The Global Aerial Research Centre has been allotted the task of building the fifth generation of mobile phone nets in Sweden. The most striking reason why they got the job, is their discovery of a new, highly noise resistant, antenna. It is called 4DAir, and comes in four types. Each type can only transmit and receive signals in a direction aligned with a (slightly skewed) latitudinal and longitudinal grid, because of the interacting electromagnetic field of the earth. The four types correspond to antennas operating in the directions north, west, south, and east, respectively. Below is an example picture of places of interest, depicted by twelve small rings, and nine 4DAir antennas depicted by ellipses covering them.

Obviously, it is desirable to use as few antennas as possible, but still provide coverage for each place of interest. We model the problem as follows: Let A be a rectangular matrix describing the surface of Sweden, where an entry of A either is a point of interest, which must be covered by at least one antenna, or empty space. Antennas can only be positioned at an entry in A. When an antenna is placed at row r and column c, this entry is considered covered, but also one of the neighbouring entries (c+1,r),(c,r+1),(c-1,r), or (c,r-1), is covered depending on the type chosen for this particular antenna. What is the least number of antennas for which there exists a placement in A such that all points of interest are covered?

Input

On the first row of input is a single positive integer n, specifying the number of scenarios that follow. Each scenario begins with a row containing two positive integers h and w, with 1 <= h <= 40 and 0 < w <= 10. Thereafter is a matrix presented, describing the points of interest in Sweden in the form of h lines, each containing w characters from the set ['*','o']. A '*'-character symbolises a point of interest, whereas a 'o'-character represents open space.

Output

For each scenario, output the minimum number of antennas necessary to cover all '*'-entries in the scenario's matrix, on a row of its own.

Sample Input

2
7 9
ooo**oooo
**oo*ooo*
o*oo**o**
ooooooooo
*******oo
o*o*oo*oo
*******oo
10 1
*
*
*
o
*
*
*
*
*
*

Sample Output

17
5

大意就是：就是说给你一张图，用‘*‘来表示城市，然后城市要覆盖4G什么东西，每个城市覆盖上之后可以向上下左

右四个方向延伸，可以多覆盖一个，然后让我们求一个最小的基站数，其实就是求最小路径覆盖率。

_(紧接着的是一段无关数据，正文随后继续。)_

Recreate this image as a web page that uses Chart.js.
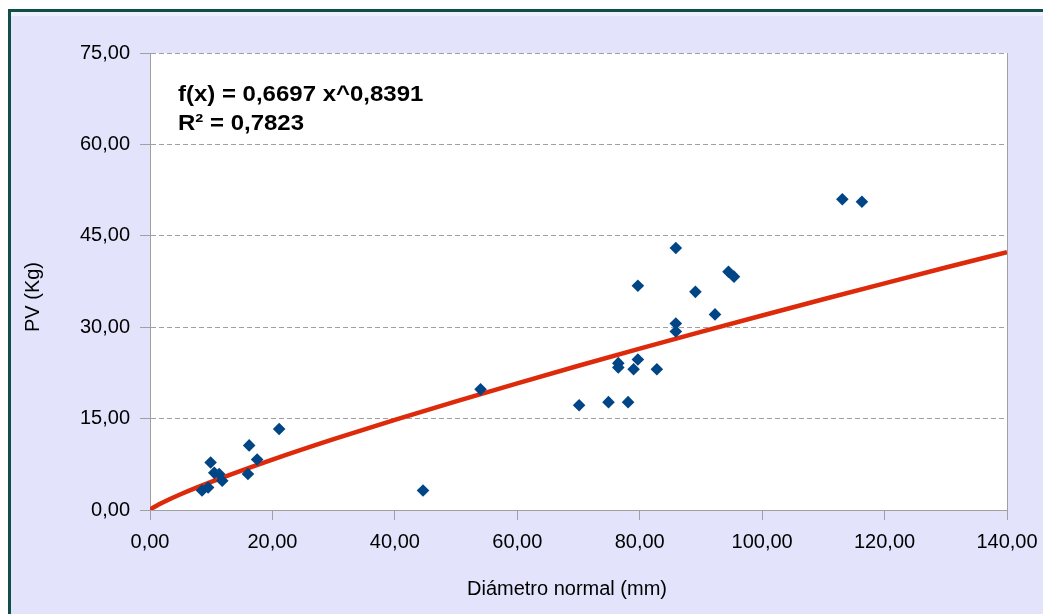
<!DOCTYPE html>
<html>
<head>
<meta charset="utf-8">
<script src="https://cdn.jsdelivr.net/npm/chart.js@4.4.1/dist/chart.umd.min.js"></script>
<style>
  html, body { margin: 0; padding: 0; background: #ffffff; }
  #wrap { width: 1043px; height: 614px; position: relative; }
</style>
</head>
<body>
<div id="wrap"><canvas id="c" width="1043" height="614"></canvas></div>
<script>
// Observed data points: Diámetro normal (mm) vs PV (Kg)
const diametro = [8.5, 9.5, 9.9, 10.5, 11.3, 11.8, 16.0, 16.2, 17.5, 21.1, 44.6, 54.0, 70.1, 74.9, 78.1, 76.5, 76.5, 79.0, 79.7, 82.8, 79.7, 85.9, 85.9, 85.9, 89.1, 92.3, 94.5, 95.4, 113.1, 116.3];
const pv = [3.2, 3.7, 7.8, 6.1, 5.9, 4.8, 5.9, 10.6, 8.3, 13.3, 3.2, 19.8, 17.2, 17.7, 17.7, 24.1, 23.4, 23.1, 24.7, 23.1, 36.8, 43.0, 30.6, 29.3, 35.8, 32.1, 39.1, 38.3, 51.0, 50.6];

// Power trendline
const trendX = [0, 0.5, 1, 2, 5, 10, 20, 30, 40, 50, 60, 70, 80, 90, 100, 110, 120, 130, 140];
const trendY = [0, 0.37, 0.67, 1.20, 2.59, 4.62, 8.27, 11.63, 14.80, 17.84, 20.79, 23.67, 26.48, 29.22, 31.92, 34.58, 37.20, 39.79, 42.33];

// Axis tick values
const yTicks = [0, 15, 30, 45, 60, 75];
const xTicks = [0, 20, 40, 60, 80, 100, 120, 140];

const equationLines = ["f(x) = 0,6697 x^0,8391", "R\u00B2 = 0,7823"];
const xTitle = "Di\u00E1metro normal (mm)";
const yTitle = "PV (Kg)";

const fmt = v => Number(v).toFixed(2).replace('.', ',');

const scatterData = diametro.map((d, i) => ({ x: d, y: pv[i] }));
const trendData = trendX.map((d, i) => ({ x: d, y: trendY[i] }));

const bgPlugin = {
  id: 'bg',
  beforeDraw(chart) {
    const ctx = chart.ctx;
    const W = chart.width, H = chart.height;
    const ca = chart.chartArea;
    ctx.save();
    ctx.fillStyle = '#ffffff';
    ctx.fillRect(0, 0, W, H);
    ctx.fillStyle = '#e3e3fb';
    ctx.fillRect(11, 16, W - 11, H - 16);
    ctx.fillStyle = '#f0f0fd';
    ctx.fillRect(11, 12, W - 11, 4);
    ctx.fillStyle = '#0f4f47';
    ctx.fillRect(8, 9, W - 8, 3);
    ctx.fillRect(8, 9, 3, H - 9);
    ctx.fillStyle = '#ffffff';
    ctx.fillRect(ca.left, ca.top, ca.right - ca.left, ca.bottom - ca.top);
    ctx.restore();
  },
  afterDraw(chart) {
    const ctx = chart.ctx;
    const ca = chart.chartArea;
    ctx.save();
    // right border of plot area
    ctx.strokeStyle = '#a0a0a0';
    ctx.lineWidth = 1;
    ctx.beginPath();
    ctx.moveTo(Math.round(ca.right) + 0.5, ca.top);
    ctx.lineTo(Math.round(ca.right) + 0.5, ca.bottom);
    ctx.stroke();
    // equation text (slightly wide, as in the reference)
    ctx.fillStyle = '#000000';
    ctx.font = 'bold 22px "Liberation Sans", Arial, sans-serif';
    ctx.textBaseline = 'alphabetic';
    ctx.textAlign = 'left';
    ctx.save();
    ctx.translate(178, 101);
    ctx.scale(1.09, 1);
    ctx.fillText(equationLines[0], 0, 0);
    ctx.fillText(equationLines[1], 0, 29);
    ctx.restore();
    // axis titles
    ctx.font = '20px "Liberation Sans", Arial, sans-serif';
    ctx.textAlign = 'center';
    ctx.textBaseline = 'middle';
    ctx.fillText(xTitle, 567, 589);
    ctx.translate(33, 297);
    ctx.rotate(-Math.PI / 2);
    ctx.fillText(yTitle, 0, 0);
    ctx.restore();
  }
};

new Chart(document.getElementById('c'), {
  data: {
    datasets: [
      {
        type: 'line',
        label: 'Tendencia',
        data: trendData,
        borderColor: '#dd2a0a',
        borderWidth: 4.5,
        pointRadius: 0,
        fill: false,
        cubicInterpolationMode: 'monotone',
        order: 2
      },
      {
        type: 'scatter',
        label: 'PV',
        data: scatterData,
        pointStyle: 'rectRot',
        pointRadius: 6.3,
        pointHoverRadius: 6.3,
        backgroundColor: '#004586',
        borderColor: '#004586',
        borderWidth: 0,
        order: 1
      }
    ]
  },
  options: {
    responsive: false,
    animation: false,
    events: [],
    layout: { padding: { left: 0, top: 53, right: 36, bottom: 0 } },
    plugins: {
      legend: { display: false },
      tooltip: { enabled: false },
      title: { display: false }
    },
    scales: {
      x: {
        type: 'linear',
        min: 0,
        max: 140,
        afterBuildTicks: s => { s.ticks = xTicks.map(v => ({ value: v })); },
        afterFit: s => { s.height = 104; s.paddingLeft = 0; s.paddingRight = 0; },
        ticks: {
          callback: v => fmt(v),
          color: '#000000',
          font: { family: '"Liberation Sans", Arial, sans-serif', size: 20 },
          padding: 10,
          maxRotation: 0,
          autoSkip: false
        },
        grid: {
          drawOnChartArea: false,
          drawTicks: true,
          tickLength: 10,
          color: '#a0a0a0',
          lineWidth: 1
        },
        border: { display: true, color: '#a0a0a0', width: 1 }
      },
      y: {
        type: 'linear',
        min: 0,
        max: 75,
        afterBuildTicks: s => { s.ticks = yTicks.map(v => ({ value: v })); },
        afterFit: s => { s.width = 150; s.paddingTop = 0; s.paddingBottom = 0; },
        ticks: {
          callback: v => fmt(v),
          color: '#000000',
          font: { family: '"Liberation Sans", Arial, sans-serif', size: 20 },
          padding: 10,
          autoSkip: false
        },
        grid: {
          drawOnChartArea: true,
          drawTicks: true,
          tickLength: 10,
          color: '#a0a0a0',
          lineWidth: 1,
          tickBorderDash: [],
          tickColor: '#a0a0a0'
        },
        border: { display: true, color: '#a0a0a0', width: 1, dash: [5, 3] }
      }
    }
  },
  plugins: [bgPlugin]
});
</script>
</body>
</html>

•最小路径覆盖数= 顶点数 - 最大匹配数，最大匹配直接用匈牙利算法就可以求出了，这道题就是会建图就会做了，因为是无向图，所以最大匹配要除于2。

我们来看一下样例2的建图：

代码：

#include<stdio.h>
#include<iostream>
#include<algorithm>
#include<string.h>
#include<math.h>
using namespace std;
#define INF 0x3f3f3f

const int maxn=505;

int nx,ny;//x集合和y集合中顶点的个数
int edge[maxn][maxn];//edge[i][j]为1表示ij可以匹配
int cx[maxn],cy[maxn];//用来记录x集合中匹配的y元素是哪个！
int visited[maxn];//用来记录该顶点是否被访问过！
char s[maxn][maxn];
int b[maxn][maxn];
int h,w;
int n,m;
int path(int u)
{
    int v;
    for(v=1; v<=m; v++)
    {
        if(edge[u][v]&&!visited[v])
        {
            visited[v]=1;
            if(cy[v]==-1||path(cy[v]))
            {
                cy[v]=u;
                return 1;
            }
        }
    }
    return 0;
}
int main()
{
    int T;
    scanf("%d",&T);
    while(T--)
    {
        scanf("%d%d",&h,&w);
        int ans=1;
        memset(b,0,sizeof(b));
        for(int i=1; i<=h; i++)
        {
            for(int j=1; j<=w; j++)
            {
                scanf(" %c",&s[i][j]);
                if(s[i][j]=='*')
                    b[i][j]=ans++;
            }
        }
        n=m=ans;
        memset(edge,0,sizeof(edge));
        for(int i=1; i<=h; i++)
        {
            for(int j=1; j<=w; j++)
            {
                if(s[i][j]=='*')
                {
                    if(i > 1 && s[i-1][j] == '*')
                        edge[b[i-1][j]][b[i][j]] = 1;
                    if(i < h && s[i+1][j] == '*')
                        edge[b[i+1][j]][b[i][j]] = 1;
                    if(j > 1 && s[i][j-1] == '*')
                        edge[b[i][j-1]][b[i][j]] = 1;
                    if(j < w && s[i][j+1] == '*')
                        edge[b[i][j+1]][b[i][j]] = 1;
                }
            }
        }
        int res=0;
        memset(cy,0xff,sizeof(cy));
        for(int i=1; i<=n; i++)
        {
            memset(visited,0,sizeof(visited));
            res+=path(i);
        }
        //printf("%d\n",res);
        printf("%d\n",ans-1-res/2);
    }
    return 0;
}

其实建好图就基本可以套模板了。

匈牙利算法的dfs版本模板：

#define maxn 10//表示x集合和y集合中顶点的最大个数！  
  int nx,ny;//x集合和y集合中顶点的个数  
  int edge[maxn][maxn];//edge[i][j]为1表示ij可以匹配  
  int cx[maxn],cy[maxn];//用来记录x集合中匹配的y元素是哪个！  
  int visited[maxn];//用来记录该顶点是否被访问过！  
  int path(int u)  
  {  
      int v;  
      for(v=0;v<ny;v++)  
      {  
          if(edge[u][v]&&!visited[v])  
          {  
              visited[v]=1;  
             if(cy[v]==-1||path(cy[v]))//如果y集合中的v元素没有匹配或者是v已经匹配，但是从cy[v]中能够找到一条增广路  
              {  
                  cx[u]=v; //找到增广路，修改匹配M  
                  cy[v]=u;  
                  return 1;  
              }  
          }  
      }  
      return 0;  
  }  
  int maxmatch()  
  {  
      int res=0;  
      memset(cx,0xff,sizeof(cx));//初始值为-1表示两个集合中都没有匹配的元素！  
      memset(cy,0xff,sizeof(cy));  
      for(int i=0;i<=nx;i++)  
      {  
          if(cx[i]==-1)   //还没被匹配，执行内部代码  
          {  
              memset(visited,0,sizeof(visitited));  //重置标记为为访问  
              res+=path(i);   //以 i 为起点开始查找增广路，返回true ，匹配数+1  
          }  
      }  
      return res;  
  }